- _Written instruction_:
Reproduce nothing but the lines from the start of the material through the line that includes "33.385, 33.37, 33.365];", both ends included, and omit every picture.

- _Dataset section_:
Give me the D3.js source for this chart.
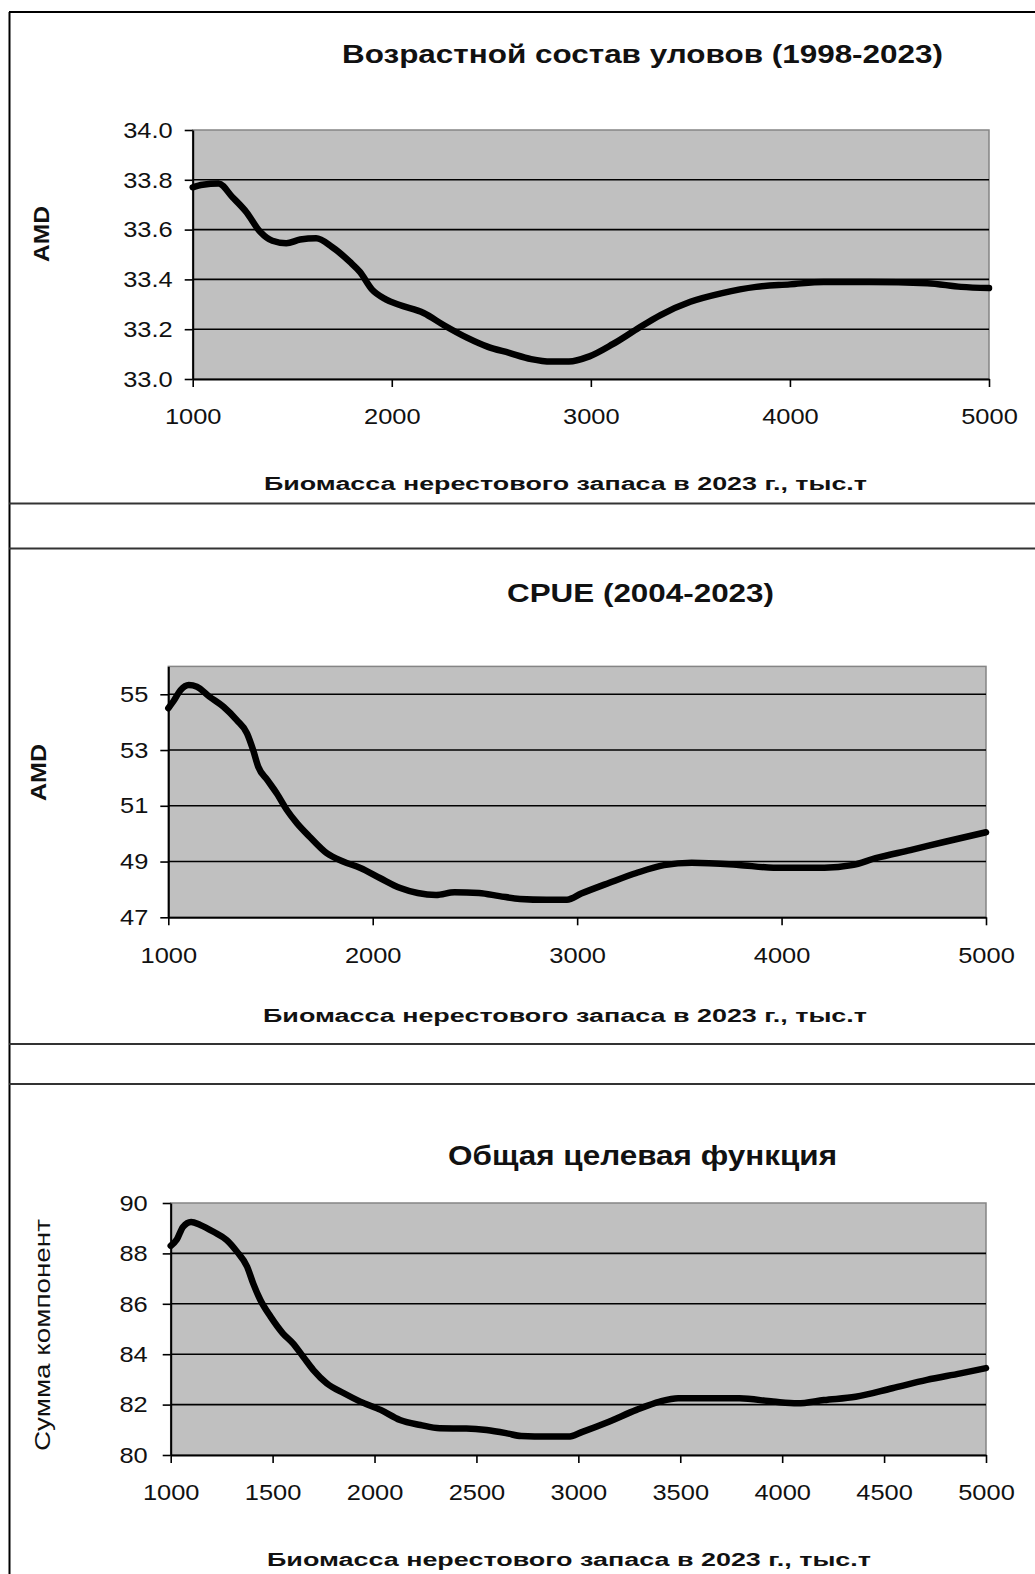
<!DOCTYPE html>
<html>
<head>
<meta charset="utf-8">
<script src="https://cdn.jsdelivr.net/npm/d3@7"></script>
<style>
  html, body { margin: 0; padding: 0; background: #fff; }
  svg { display: block; }
  text { font-family: "Liberation Sans", Arial, sans-serif; fill: #111; }
</style>
</head>
<body>
<svg id="chart" width="1035" height="1574"></svg>
<script>
// Spawning-stock biomass (thousand t) and response of each component
const biomassAge = [1000, 1050, 1130, 1200, 1270, 1340, 1400, 1470, 1540, 1620, 1700, 1790, 1840, 1900, 1970, 2040, 2160, 2260, 2380, 2480, 2590, 2700, 2800, 2890, 2990, 3110, 3230, 3350, 3500, 3660, 3830, 4000, 4170, 4400, 4690, 4860, 5000];
const amdAge = [33.77, 33.78, 33.785, 33.73, 33.67, 33.59, 33.555, 33.545, 33.56, 33.565, 33.53, 33.47, 33.43, 33.36, 33.32, 33.297, 33.265, 33.217, 33.165, 33.13, 33.105, 33.08, 33.07, 33.07, 33.09, 33.14, 33.2, 33.257, 33.31, 33.345, 33.37, 33.38, 33.39, 33.39, 33.385, 33.37, 33.365];

const biomassCpue = [1000, 1025, 1060, 1100, 1140, 1200, 1270, 1335, 1385, 1415, 1440, 1485, 1530, 1580, 1630, 1690, 1775, 1855, 1940, 2035, 2135, 2220, 2310, 2400, 2520, 2620, 2720, 2850, 2950, 3020, 3155, 3290, 3425, 3560, 3790, 3960, 4210, 4345, 4460, 4630, 4800, 5000];
const amdCpue = [54.5, 54.75, 55.15, 55.33, 55.27, 54.92, 54.55, 54.07, 53.6, 53.0, 52.4, 51.92, 51.45, 50.85, 50.37, 49.9, 49.3, 49.0, 48.77, 48.41, 48.05, 47.87, 47.8, 47.9, 47.87, 47.76, 47.66, 47.63, 47.63, 47.85, 48.23, 48.59, 48.87, 48.96, 48.88, 48.78, 48.78, 48.87, 49.12, 49.41, 49.71, 50.05];

const biomassTotal = [1000, 1030, 1060, 1100, 1145, 1210, 1275, 1325, 1375, 1405, 1440, 1490, 1550, 1600, 1650, 1700, 1765, 1850, 1930, 2030, 2125, 2225, 2320, 2450, 2550, 2650, 2720, 2850, 2950, 3020, 3150, 3285, 3400, 3490, 3790, 3955, 4075, 4205, 4360, 4540, 4710, 4875, 5000];
const sumTotal = [88.3, 88.55, 89.05, 89.25, 89.13, 88.86, 88.53, 88.07, 87.47, 86.8, 86.15, 85.49, 84.83, 84.43, 83.9, 83.37, 82.85, 82.45, 82.12, 81.79, 81.39, 81.19, 81.06, 81.05, 80.99, 80.86, 80.75, 80.73, 80.73, 80.92, 81.32, 81.79, 82.12, 82.25, 82.25, 82.12, 82.05, 82.18, 82.31, 82.65, 82.98, 83.24, 83.45];

// Axis ticks
const xTicksCoarse = [1000, 2000, 3000, 4000, 5000];
const xTicksFine = [1000, 1500, 2000, 2500, 3000, 3500, 4000, 4500, 5000];
const yTicksAge = [33.0, 33.2, 33.4, 33.6, 33.8, 34.0];
const yTicksCpue = [47, 49, 51, 53, 55];
const yTicksTotal = [80, 82, 84, 86, 88, 90];

// Texts
const titleAge = "Возрастной состав уловов (1998-2023)";
const titleCpue = "CPUE (2004-2023)";
const titleTotal = "Общая целевая функция";
const xTitle = "Биомасса нерестового запаса в  2023 г., тыс.т";
const yTitleAmd = "AMD";
const yTitleSum = "Сумма компонент";

const svg = d3.select("#chart");

// Outer frame (left and top edges) and panel separators
svg.append("line").attr("x1", 9.5).attr("x2", 9.5).attr("y1", 12).attr("y2", 1574)
  .attr("stroke", "#000").attr("stroke-width", 2);
svg.append("line").attr("x1", 9).attr("x2", 1035).attr("y1", 12).attr("y2", 12)
  .attr("stroke", "#000").attr("stroke-width", 2);
[503.5, 548.5, 1044, 1084].forEach(yy => {
  svg.append("line").attr("x1", 9).attr("x2", 1035).attr("y1", yy).attr("y2", yy)
    .attr("stroke", "#333").attr("stroke-width", 2);
});

function stretchedText(g, str, opts) {
  const t = g.append("text")
    .attr("font-size", opts.size)
    .attr("font-weight", opts.weight || "normal")
    .attr("textLength", opts.len)
    .attr("lengthAdjust", "spacingAndGlyphs")
    .text(str);
  if (opts.rotate) {
    t.attr("transform", `translate(${opts.x},${opts.y}) rotate(-90)`);
  } else {
    t.attr("x", opts.x).attr("y", opts.y);
  }
  return t;
}

// widen tick labels slightly, keeping their anchor point
function widenLabels(sel, factor) {
  sel.each(function () {
    const w = this.getComputedTextLength();
    d3.select(this).attr("textLength", w * factor).attr("lengthAdjust", "spacingAndGlyphs");
  });
}

function drawPanel(cfg) {
  const g = svg.append("g");
  const x = d3.scaleLinear().domain([1000, 5000]).range([cfg.left, cfg.right]);
  const y = d3.scaleLinear().domain(cfg.yDomain).range([cfg.bottom, cfg.top]);

  // plot area
  g.append("rect")
    .attr("x", cfg.left).attr("y", cfg.top)
    .attr("width", cfg.right - cfg.left).attr("height", cfg.bottom - cfg.top)
    .attr("fill", "#c0c0c0").attr("stroke", "#858585").attr("stroke-width", 1.5);

  // horizontal gridlines
  g.selectAll("line.grid")
    .data(cfg.yTicks.filter(v => v > cfg.yDomain[0] && v < cfg.yDomain[1]))
    .join("line")
    .attr("class", "grid")
    .attr("x1", cfg.left).attr("x2", cfg.right)
    .attr("y1", d => y(d)).attr("y2", d => y(d))
    .attr("stroke", "#000").attr("stroke-width", 1.6);

  // axes
  const yAxis = d3.axisLeft(y).tickValues(cfg.yTicks).tickSize(8).tickSizeOuter(0)
    .tickPadding(cfg.yPad).tickFormat(cfg.yFormat);
  const xAxis = d3.axisBottom(x).tickValues(cfg.xTicks).tickSize(8).tickSizeOuter(0)
    .tickPadding(cfg.xPad).tickFormat(d3.format("d"));

  const ga = g.append("g").attr("transform", `translate(${cfg.left},0)`).call(yAxis);
  const gb = g.append("g").attr("transform", `translate(0,${cfg.bottom})`).call(xAxis);
  [ga, gb].forEach(a => {
    a.select(".domain").attr("stroke", "#000").attr("stroke-width", 2);
    a.selectAll(".tick line").attr("stroke", "#000").attr("stroke-width", 1.6);
    a.selectAll(".tick text").attr("font-size", 22.5)
      .attr("font-family", "'Liberation Sans', Arial, sans-serif").attr("fill", "#111");
    widenLabels(a.selectAll(".tick text"), 1.13);
  });

  // response curve
  const line = d3.line()
    .x(d => x(d[0])).y(d => y(d[1]))
    .curve(d3.curveMonotoneX);
  g.append("path")
    .datum(cfg.xs.map((v, i) => [v, cfg.ys[i]]))
    .attr("d", line)
    .attr("fill", "none").attr("stroke", "#000")
    .attr("stroke-width", 6.5).attr("stroke-linejoin", "round").attr("stroke-linecap", "round");

  // titles
  stretchedText(g, cfg.title, cfg.titleOpts);
  stretchedText(g, xTitle, cfg.xTitleOpts);
  stretchedText(g, cfg.yTitle, cfg.yTitleOpts);
}

drawPanel({
  left: 192.7, right: 989, top: 130, bottom: 379,
  yDomain: [33.0, 34.0], yTicks: yTicksAge, yFormat: d3.format(".1f"), yPad: 12,
  xTicks: xTicksCoarse, xPad: 21,
  xs: biomassAge, ys: amdAge,
  title: titleAge,
  titleOpts: { x: 342, y: 63, size: 26, weight: "bold", len: 601 },
  xTitleOpts: { x: 264, y: 490, size: 18, weight: "bold", len: 603 },
  yTitle: yTitleAmd,
  yTitleOpts: { x: 49, y: 262, size: 22, weight: "bold", len: 56, rotate: true }
});

drawPanel({
  left: 168.3, right: 986, top: 666.4, bottom: 917.3,
  yDomain: [47, 56], yTicks: yTicksCpue, yFormat: d3.format("d"), yPad: 12,
  xTicks: xTicksCoarse, xPad: 22,
  xs: biomassCpue, ys: amdCpue,
  title: titleCpue,
  titleOpts: { x: 507, y: 602, size: 26, weight: "bold", len: 267 },
  xTitleOpts: { x: 263, y: 1022, size: 18, weight: "bold", len: 604 },
  yTitle: yTitleAmd,
  yTitleOpts: { x: 46, y: 801, size: 22, weight: "bold", len: 57, rotate: true }
});

drawPanel({
  left: 170.7, right: 986, top: 1203, bottom: 1455,
  yDomain: [80, 90], yTicks: yTicksTotal, yFormat: d3.format("d"), yPad: 15,
  xTicks: xTicksFine, xPad: 21,
  xs: biomassTotal, ys: sumTotal,
  title: titleTotal,
  titleOpts: { x: 448, y: 1165, size: 27, weight: "bold", len: 389 },
  xTitleOpts: { x: 267, y: 1566, size: 18, weight: "bold", len: 604 },
  yTitle: yTitleSum,
  yTitleOpts: { x: 50, y: 1451, size: 22, weight: "normal", len: 232, rotate: true }
});
</script>
</body>
</html>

- _Task response_:
Give me the D3.js source for this chart.
<!DOCTYPE html>
<html>
<head>
<meta charset="utf-8">
<script src="https://cdn.jsdelivr.net/npm/d3@7"></script>
<style>
  html, body { margin: 0; padding: 0; background: #fff; }
  svg { display: block; }
  text { font-family: "Liberation Sans", Arial, sans-serif; fill: #111; }
</style>
</head>
<body>
<svg id="chart" width="1035" height="1574"></svg>
<script>
// Spawning-stock biomass (thousand t) and response of each component
const biomassAge = [1000, 1050, 1130, 1200, 1270, 1340, 1400, 1470, 1540, 1620, 1700, 1790, 1840, 1900, 1970, 2040, 2160, 2260, 2380, 2480, 2590, 2700, 2800, 2890, 2990, 3110, 3230, 3350, 3500, 3660, 3830, 4000, 4170, 4400, 4690, 4860, 5000];
const amdAge = [33.77, 33.78, 33.785, 33.73, 33.67, 33.59, 33.555, 33.545, 33.56, 33.565, 33.53, 33.47, 33.43, 33.36, 33.32, 33.297, 33.265, 33.217, 33.165, 33.13, 33.105, 33.08, 33.07, 33.07, 33.09, 33.14, 33.2, 33.257, 33.31, 33.345, 33.37, 33.38, 33.39, 33.39, 33.385, 33.37, 33.365];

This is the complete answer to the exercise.